B. Her attractive body reflects a strong spirit of personal pride and determination, which keeps his curiosity attuned to her interests and his imagination attuned to pleasing himself in ways that he expects will please her.
C. She’s more feminine than sister females, which signifies that she appreciates high standards and likely intends to be more faithful than others.
D. She’s too modest to display hints of sexual willingness and purposely acts contrary to the habits of sister females, which means she’s her own woman.
E. Out of her behavior sprouts mysteries of what’s really in her heart, which attracts him to more deeply involve himself with what motivates her, which inquisitiveness favorably keeps him near her in order to settle both his curiosity and imagination.
As they date, she inherits other burdens to sustain the 9 or 10 rating. Here are a few suggestions:
- She’s unwilling to be talked into something against her belief or character, which makes her more likely to be predictable in his future.

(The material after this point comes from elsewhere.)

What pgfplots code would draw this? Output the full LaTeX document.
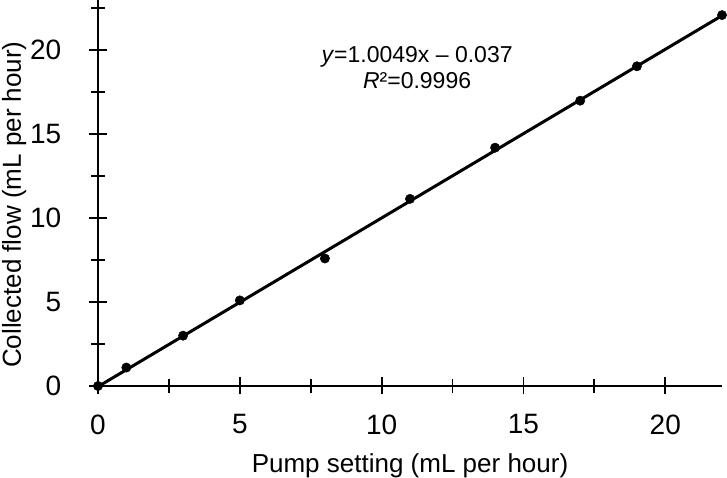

- She has an attitude that sex is far less important than other relationship matters, which teaches him that she has strong values, high standards, and specific expectations that may help sustain any marriage they may enter.
- She doesn’t try to convince but only to be convinced, which puts her in the role of buyer, which silently teaches him that he must be the seller if he wishes to win her.
- She listens well and teaches herself how to get every man talking about himself, which enables her to judge much better his character and future promise as her husband than by her talking.
- She understands the principle that there’s no such thing as motivation; there’s only self-motivation, which keeps her from going overboard to get her way at his expense.
Every successful relationship starts with how she makes herself appealing and thereby appears to him. And they run into each other and start relationships in the most unusual places and unexpected times. That’s why she shouldn’t leave home without the conviction that she’s as close to a 9 or 10 as possible.